How to Figure Out What You Don't Know

Summary: Testing multiple computational models of the nervous system, researchers discover that just because a model can make accurate predictions about data, this doesn’t always translate into the underlying logic of the biological system it represents.

Source: CSHL

Increasingly, biologists are turning to computational modeling to make sense of complex systems. In neuroscience, researchers are adapting the kinds of algorithms used to forecast the weather or filter spam from your email to seek insight into how the brain’s neural networks process information.

New research from Cold Spring Harbor Laboratory Assistant Professor Tatiana Engel offers crucial guidance to biologists using such models. Testing various computational models of the nervous system, she and postdoctoral researcher Mikhail Genkin have found that just because a model can make good predictions about data does not mean it reflects the underlying logic of the biological system it represents. Relying on such models without carefully evaluating their validity could lead to wrong conclusions about how the actual system works, they say.

The work, published October 26, 2020 in Nature Machine Intelligence, concerns a type of machine learning known as flexible modeling, which gives users the freedom to explore a wide range of possibilities without formulating specific hypotheses beforehand. Engel’s lab has turned to such models to investigate how signaling in the brain gives rise to decision-making.

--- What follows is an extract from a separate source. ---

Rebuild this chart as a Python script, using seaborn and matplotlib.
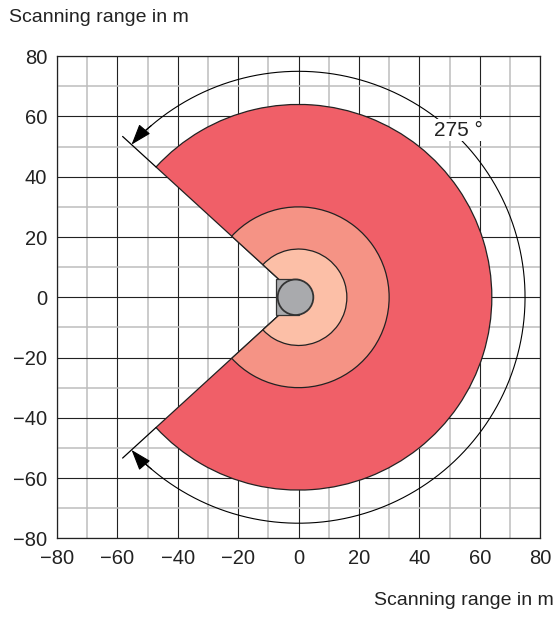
import numpy as np
import matplotlib
matplotlib.use("Agg")
import matplotlib.pyplot as plt
from matplotlib.patches import Wedge, Circle, Rectangle
import seaborn as sns

# scanning ranges (m) and field colours, outer to inner
ranges = [64, 30, 16]
field_colors = ["#f05f68", "#f59385", "#fcbfa7"]
scan_angle = 275  # degrees
ticks = [-80, -60, -40, -20, 0, 20, 40, 60, 80]
axis_label = "Scanning range in m"

sns.set_style("white")
plt.rcParams["font.family"] = ["Liberation Sans", "DejaVu Sans"]

fig = plt.figure(figsize=(5.58, 6.18), dpi=100)
ax = fig.add_axes([0.102, 0.129, 0.866, 0.78])

half = scan_angle / 2
for r, c in zip(ranges, field_colors):
    ax.add_patch(Wedge((0, 0), r, -half, half, facecolor=c,
                       edgecolor="#222222", lw=0.9, zorder=3))

# sensor housing
ax.add_patch(Rectangle((-7.5, -6), 7.5, 12, facecolor="#a9aaad",
                       edgecolor="#333333", lw=0.9, zorder=4))
ax.add_patch(Circle((-1, 0), 5.9, facecolor="#a9aaad",
                    edgecolor="#333333", lw=1.3, zorder=5))

# boundary lines of the scan angle
for sgn in (1, -1):
    a = np.deg2rad(sgn * half)
    ax.plot([64 * np.cos(a), 79 * np.cos(a)], [64 * np.sin(a), 79 * np.sin(a)],
            color="black", lw=0.9, zorder=6)

# arc with arrows
r_arc = 75
th = np.deg2rad(np.linspace(half - 5, -half + 5, 300))
ax.plot(r_arc * np.cos(th), r_arc * np.sin(th), color="black", lw=0.8, zorder=6)
for sgn in (1, -1):
    a_end = np.deg2rad(sgn * half)
    a_start = np.deg2rad(sgn * (half - 7))
    ax.annotate("", xy=(r_arc * np.cos(a_end), r_arc * np.sin(a_end)),
                xytext=(r_arc * np.cos(a_start), r_arc * np.sin(a_start)),
                arrowprops=dict(arrowstyle="-|>,head_length=1.3,head_width=0.45",
                                color="black", lw=0.8, shrinkA=0, shrinkB=0,
                                connectionstyle="arc3,rad=%.2f" % (0.05 * sgn)),
                zorder=7)

ax.text(53, 55.5, f"{scan_angle} °", fontsize=15, ha="center", va="center",
        color="#222222", zorder=8,
        bbox=dict(facecolor="white", edgecolor="none", pad=1.0))

ax.set_xlim(-80, 80)
ax.set_ylim(-80, 80)
ax.set_xticks(ticks)
ax.set_yticks(ticks)
ax.set_xticks(np.arange(-70, 80, 20), minor=True)
ax.set_yticks(np.arange(-70, 80, 20), minor=True)
ax.grid(which="major", color="#222222", lw=0.8, zorder=0)
ax.grid(which="minor", color="#bdbdbd", lw=1.1, zorder=0)
ax.set_axisbelow(True)
ax.tick_params(which="both", length=0, labelsize=14.5, colors="#222222")
ax.tick_params(axis="x", pad=8)
ax.tick_params(axis="y", pad=7)
for s in ax.spines.values():
    s.set_color("#222222")
    s.set_linewidth(0.9)

fig.text(0.016, 0.985, axis_label, fontsize=14, ha="left", va="top", color="#222222")
fig.text(0.992, 0.029, axis_label, fontsize=14, ha="right", va="center", color="#222222")

fig.savefig("out.png", dpi=100)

When it comes to forecasting the weather or predicting trends in the stock market, any model that makes good predictions is valuable. But Engel says that for biologists, the goals are different:

“Because we are interested in scientific interpretation and actually discover hypotheses from the data, we not only need to fit the model to the data, but we need to analyze or understand the model which we get, right? So we want to look, as I said, we want to look into model structure and the model mechanism to make inference that this is maybe how the brain works.”

This shows colored wavy patterns — These colored maps each have different shapes. Each shape represents a different hypothetical way to answer a complicated question that lacks a simple yes or no answer. Using machine learning, researchers can test a hypothesis many times to find the best answers, rather than stopping at an incomplete answer that might have limited value in only a few special circumstances. Image is credited to Mikhail Genkin/Engel lab

It’s possible to make good predictions using wrong assumptions, Engel said, pointing to the ancient model of the solar system that accurately predicted the movements of celestial bodies while positing that those bodies revolved around the Earth, not the Sun. So it was important to consider how well particular models of neural networks could be trusted.

By building and comparing several models of neural signaling, Engel and Genkin found that good predictive power does not necessarily indicate that a model is a good representation of real neural networks. They found that the best models were instead those that were most consistent across multiple datasets.

This approach won’t necessarily work for all situations, however, and biologists may need alternative methods of evaluating their models. Most importantly, Genkin said, “We shouldn’t take anything for granted. We should check every assumption we have.”

About this artificial intelligence research news

Source: CSHL
Contact: Sara Roncero-Menendez – CSHL
Image: The image is credited to Mikhail Genkin/Engel lab.

Original Research: Closed access.
“Moving beyond generalization to accurate interpretation of flexible models” by Mikhail Genkin & Tatiana A. Engel. Nature Machine Intelligence

Abstract

Moving beyond generalization to accurate interpretation of flexible models

Machine learning optimizes flexible models to predict data. In scientific applications, there is a rising interest in interpreting these flexible models to derive hypotheses from data. However, it is unknown whether good data prediction guarantees the accurate interpretation of flexible models. Here, we test this connection using a flexible, yet intrinsically interpretable framework for modelling neural dynamics. We find that many models discovered during optimization predict data equally well, yet they fail to match the correct hypothesis. We develop an alternative approach that identifies models with correct interpretation by comparing model features across data samples to separate true features from noise. We illustrate our findings using recordings of spiking activity from the visual cortex of monkeys performing a fixation task. Our results reveal that good predictions cannot substitute for accurate interpretation of flexible models and offer a principled approach to identify models with correct interpretation.